Tout commence à la vigne, là où des générations de savoir-faire rencontrent le rythme de la nature. Les pentes douces du Bas-Armagnac, ses sols acides et ses fameuses « sables fauves » riches en fer, offrent un terrain idéal pour les vignes de Baco. L’influence océanique garantit des hivers doux et des automnes secs et chauds — des conditions idéales pour une maturation lente. Le Baco est cultivé non pour sa douceur ou sa couleur, mais pour son équilibre, son acidité, et sa capacité à conserver des arômes frais, floraux et fruités même après distillation. Ici, les vignerons travaillent avec rigueur, maîtrisent les rendements, taillent à la main et respectent la biodiversité pour garantir la santé des vignes et de leur environnement.
Les vendanges ont lieu tardivement, souvent en octobre, lorsque les raisins ont atteint une maturité optimale. La vinification est simple et traditionnelle : fermentation avec levures indigènes, sans sulfites, en cuves inox. Pas de bois, pas d’artifices — uniquement un vin blanc sec, pur, à haute acidité, prêt pour sa transformation.
C’est à la distillation que commence la magie de l’Armagnac. Contrairement au Cognac, distillé deux fois en alambic charentais, l’Armagnac est généralement distillé une seule fois dans un alambic continu — une méthode qui permet une distillation à plus basse température, conservant toute la complexité aromatique du vin d’origine. Le Baco, par sa structure et son intensité aromatique, s’y prête merveilleusement bien, donnant des eaux-de-vie riches, rondes et expressives dès leur jeunesse. Le résultat est un distillat qui garde l’âme du raisin et la voix du terroir — fruité, floral, épicé et chargé de caractère.

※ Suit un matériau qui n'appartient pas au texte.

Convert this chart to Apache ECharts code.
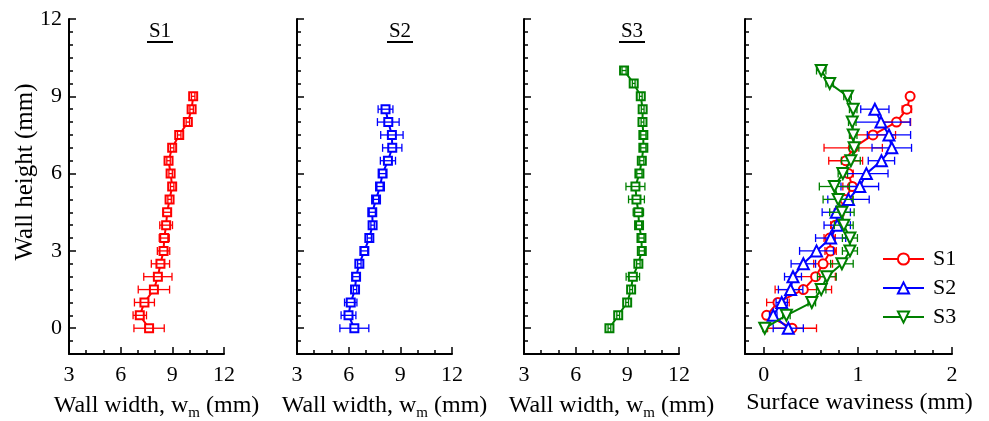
<!DOCTYPE html>
<html>
<head>
<meta charset="utf-8">
<script src="https://cdn.jsdelivr.net/npm/echarts@6/dist/echarts.min.js"></script>
<style>
  html, body { margin: 0; padding: 0; background: #fff; }
  #chart { width: 989px; height: 421px; }
</style>
</head>
<body>
<div id="chart"></div>
<script>
// Heights along the wall (mm)
const heightS1 = [0, 0.5, 1, 1.5, 2, 2.5, 3, 3.5, 4, 4.5, 5, 5.5, 6, 6.5, 7, 7.5, 8, 8.5, 9];
const heightS2 = [0, 0.5, 1, 1.5, 2, 2.5, 3, 3.5, 4, 4.5, 5, 5.5, 6, 6.5, 7, 7.5, 8, 8.5];
const heightS3 = [0, 0.5, 1, 1.5, 2, 2.5, 3, 3.5, 4, 4.5, 5, 5.5, 6, 6.5, 7, 7.5, 8, 8.5, 9, 9.5, 10];

// Wall width w_m (mm) and its scatter (half range)
const widthS1    = [7.65, 7.11, 7.38, 7.93, 8.16, 8.31, 8.49, 8.53, 8.64, 8.70, 8.84, 8.99, 8.90, 8.78, 8.99, 9.40, 9.90, 10.12, 10.21];
const widthErrS1 = [0.88, 0.39, 0.58, 0.91, 0.82, 0.53, 0.36, 0.29, 0.37, 0.24, 0.10, 0.10, 0.10, 0.10, 0.10, 0.10, 0.10, 0.10, 0.10];
const widthS2    = [6.33, 5.99, 6.12, 6.37, 6.43, 6.62, 6.91, 7.20, 7.39, 7.37, 7.59, 7.82, 7.97, 8.28, 8.53, 8.51, 8.30, 8.14];
const widthErrS2 = [0.84, 0.43, 0.36, 0.10, 0.20, 0.10, 0.20, 0.12, 0.10, 0.18, 0.15, 0.18, 0.20, 0.44, 0.56, 0.65, 0.63, 0.43];
const widthS3    = [7.96, 8.47, 8.99, 9.22, 9.32, 9.64, 9.84, 9.82, 9.68, 9.64, 9.53, 9.47, 9.70, 9.84, 9.93, 9.93, 9.88, 9.89, 9.78, 9.37, 8.81];
const widthErrS3 = [0.08, 0.08, 0.08, 0.08, 0.39, 0.10, 0.15, 0.15, 0.15, 0.30, 0.46, 0.55, 0.15, 0.12, 0.15, 0.15, 0.08, 0.08, 0.08, 0.08, 0.12];

// Surface waviness (mm) and its scatter
const wavS1    = [0.30, 0.03, 0.15, 0.42, 0.55, 0.63, 0.71, 0.70, 0.76, 0.80, 0.86, 0.94, 0.90, 0.87, 0.95, 1.16, 1.41, 1.52, 1.555];
const wavErrS1 = [0.26, 0.03, 0.12, 0.30, 0.21, 0.10, 0.06, 0.06, 0.05, 0.05, 0.08, 0.10, 0.05, 0.18, 0.31, 0.24, 0.15, 0.05, 0.02];
const wavS2    = [0.26, 0.10, 0.19, 0.285, 0.31, 0.42, 0.56, 0.71, 0.78, 0.77, 0.90, 1.02, 1.09, 1.25, 1.36, 1.33, 1.245, 1.18];
const wavErrS2 = [0.16, 0.04, 0.06, 0.13, 0.09, 0.13, 0.18, 0.16, 0.14, 0.15, 0.22, 0.20, 0.23, 0.14, 0.21, 0.23, 0.31, 0.15];
const wavS3    = [0.01, 0.24, 0.51, 0.61, 0.67, 0.83, 0.915, 0.915, 0.85, 0.83, 0.79, 0.75, 0.84, 0.925, 0.96, 0.95, 0.94, 0.95, 0.89, 0.70, 0.61];
const wavErrS3 = [0.02, 0.04, 0.04, 0.05, 0.10, 0.12, 0.08, 0.08, 0.10, 0.13, 0.16, 0.16, 0.05, 0.10, 0.05, 0.04, 0.04, 0.04, 0.04, 0.04, 0.05];

// Tick labels
const heightTicks = [0, 3, 6, 9, 12];
const widthTicks = [3, 6, 9, 12];
const wavTicks = [0, 1, 2];

const specimenNames = ['S1', 'S2', 'S3'];
const colors = ['#ff0000', '#0000ff', '#008000'];

const FONT = '"Liberation Serif", "Times New Roman", serif';
const INK = '#000';

const pairs = (xs, ys) => xs.map((x, i) => [x, ys[i]]);
const triples = (xs, ys, es) => xs.map((x, i) => [x, ys[i], es[i]]);

// Horizontal scatter bar with end caps
function errorBar(color, cap) {
  return function (params, api) {
    const x = api.value(0), y = api.value(1), e = api.value(2);
    const l = api.coord([x - e, y]);
    const r = api.coord([x + e, y]);
    const style = { stroke: color, lineWidth: 1.3, fill: null };
    return {
      type: 'group',
      children: [
        { type: 'line', shape: { x1: l[0], y1: l[1], x2: r[0], y2: r[1] }, style },
        { type: 'line', shape: { x1: l[0], y1: l[1] - cap, x2: l[0], y2: l[1] + cap }, style },
        { type: 'line', shape: { x1: r[0], y1: r[1] - cap, x2: r[0], y2: r[1] + cap }, style }
      ]
    };
  };
}

const panelLeft = [69, 297, 524, 745];
const panelWidth = [155, 155, 155, 207];

const grid = panelLeft.map((left, i) => ({
  left, width: panelWidth[i], top: 19, bottom: 67,
  containLabel: false, outerBoundsMode: 'none', show: false
}));

const axisLine = { show: true, onZero: false, lineStyle: { color: INK, width: 2 } };
const hiddenLine = { show: false, onZero: false };
const labelStyle = { color: INK, fontFamily: FONT, fontSize: 22 };
const nameStyle = (shift) => ({
  color: INK, fontFamily: FONT, fontSize: 24, lineHeight: 24,
  padding: [0, 0, 0, shift],
  rich: { sub: { fontFamily: FONT, fontSize: 15, lineHeight: 15, padding: [15, 0, 0, 0], color: INK } }
});

const xAxis = [];
const yAxis = [];
const mainX = [];
const mainY = [];

for (let i = 0; i < 4; i++) {
  const isWav = i === 3;
  mainX.push(xAxis.length);
  xAxis.push({
    gridIndex: i, type: 'value', position: 'bottom',
    min: isWav ? -0.2 : 3, max: isWav ? 2 : 12,
    axisLine,
    axisTick: { show: true, inside: true, length: 7, customValues: isWav ? wavTicks : widthTicks,
                lineStyle: { color: INK, width: 1.5 } },
    axisLabel: { show: true, margin: 10, customValues: isWav ? wavTicks : widthTicks, ...labelStyle },
    splitLine: { show: false },
    name: isWav ? 'Surface waviness (mm)' : 'Wall width, w{sub|m} (mm)',
    nameLocation: 'middle', nameGap: isWav ? 37 : 34,
    nameTextStyle: nameStyle(isWav ? 22 : 20)
  });
  // minor ticks
  xAxis.push({
    gridIndex: i, type: 'value', position: 'bottom',
    min: isWav ? -0.2 : 3, max: isWav ? 2 : 12, interval: isWav ? 0.2 : 1,
    axisLine: hiddenLine,
    axisTick: { show: true, inside: true, length: 4, lineStyle: { color: INK, width: 1.5 } },
    axisLabel: { show: false },
    splitLine: { show: false }
  });

  mainY.push(yAxis.length);
  yAxis.push({
    gridIndex: i, type: 'value', position: 'left',
    min: -1, max: 12,
    axisLine,
    axisTick: { show: true, inside: true, length: 7, customValues: heightTicks,
                lineStyle: { color: INK, width: 1.5 } },
    axisLabel: { show: i === 0, margin: 7, customValues: heightTicks, ...labelStyle },
    splitLine: { show: false }
  });
  // minor ticks
  yAxis.push({
    gridIndex: i, type: 'value', position: 'left',
    min: -1, max: 12, interval: 0.5,
    axisLine: hiddenLine,
    axisTick: { show: true, inside: true, length: 4, lineStyle: { color: INK, width: 1.5 } },
    axisLabel: { show: false },
    splitLine: { show: false }
  });
}

const widthData = [
  [widthS1, widthErrS1, heightS1],
  [widthS2, widthErrS2, heightS2],
  [widthS3, widthErrS3, heightS3]
];
const wavData = [
  [wavS1, wavErrS1, heightS1],
  [wavS2, wavErrS2, heightS2],
  [wavS3, wavErrS3, heightS3]
];

const series = [];

// Wall width panels
widthData.forEach(([w, e, h], i) => {
  series.push({
    name: specimenNames[i] + ' width', type: 'line',
    xAxisIndex: mainX[i], yAxisIndex: mainY[i],
    data: pairs(w, h),
    clip: false,
    symbol: 'emptyRect', symbolSize: 8,
    lineStyle: { color: colors[i], width: 2 },
    itemStyle: { color: colors[i], borderColor: colors[i], borderWidth: 1.6 },
    z: 3
  });
  series.push({
    name: specimenNames[i] + ' width scatter', type: 'custom',
    xAxisIndex: mainX[i], yAxisIndex: mainY[i],
    data: triples(w, h, e),
    encode: { x: 0, y: 1 },
    renderItem: errorBar(colors[i], 4),
    z: 4, silent: true
  });
});

// Surface waviness panel
const wavSymbols = ['emptyCircle', 'emptyTriangle', 'emptyTriangle'];
const wavRotate = [0, 0, 180];
const wavSize = [9, 11, 11];
wavData.forEach(([w, e, h], i) => {
  series.push({
    name: specimenNames[i], type: 'line',
    xAxisIndex: mainX[3], yAxisIndex: mainY[3],
    data: pairs(w, h),
    clip: false,
    symbol: wavSymbols[i], symbolSize: wavSize[i], symbolRotate: wavRotate[i],
    lineStyle: { color: colors[i], width: 2 },
    itemStyle: { color: colors[i], borderColor: colors[i], borderWidth: 1.6 },
    z: 3 + i
  });
  series.push({
    name: specimenNames[i] + ' waviness scatter', type: 'custom',
    xAxisIndex: mainX[3], yAxisIndex: mainY[3],
    data: triples(w, h, e),
    encode: { x: 0, y: 1 },
    renderItem: errorBar(colors[i], 4),
    z: 3 + i, silent: true
  });
});

// Panel headings (underlined) and the shared height axis title
const headingX = [160, 400, 632];
const graphic = [];
headingX.forEach((cx, i) => {
  graphic.push({
    type: 'text', x: cx, y: 31,
    style: { text: specimenNames[i], font: '21px ' + FONT, fill: INK, align: 'center', verticalAlign: 'middle' }
  });
  graphic.push({
    type: 'rect', shape: { x: cx - 13, y: 41, width: 26, height: 2 }, style: { fill: INK }
  });
});
graphic.push({
  type: 'text', x: 25, y: 172, rotation: Math.PI / 2,
  style: { text: 'Wall height (mm)', font: '25px ' + FONT, fill: INK,
           align: 'center', verticalAlign: 'middle' }
});

const option = {
  backgroundColor: '#fff',
  animation: false,
  grid, xAxis, yAxis, series, graphic,
  legend: {
    data: specimenNames,
    orient: 'vertical', left: 877, top: 243,
    itemWidth: 41, itemHeight: 14, itemGap: 7,
    textStyle: { color: INK, fontFamily: FONT, fontSize: 22, padding: [0, 0, 0, 4] }
  }
};

const chart = echarts.init(document.getElementById('chart'), null, { renderer: 'canvas' });
chart.setOption(option);
</script>
</body>
</html>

Ensuite commence l’étape lente et poétique du vieillissement en fûts de chêne français — souvent issus des forêts proches de Gascogne ou du Limousin. Avec le temps, l’eau-de-vie fougueuse s’adoucit, se complexifie, évolue. Le bois lui confère des notes de vanille, de cacao, de fruits secs et de rancio. Et pourtant, même après plusieurs décennies, un Baco bien fait garde toujours une fraîcheur, une tension — un écho de son origine viticole.
Produire de l’Armagnac à partir du Baco dans le Bas-Armagnac, ce n’est pas seulement un procédé — c’est un art, un héritage, une fidélité à la terre. C’est la célébration d’un cépage autrefois ignoré, aujourd’hui admiré. Et dans chaque verre, on goûte non seulement le temps, mais aussi les mains, les vignes et l’âme de la Gascogne.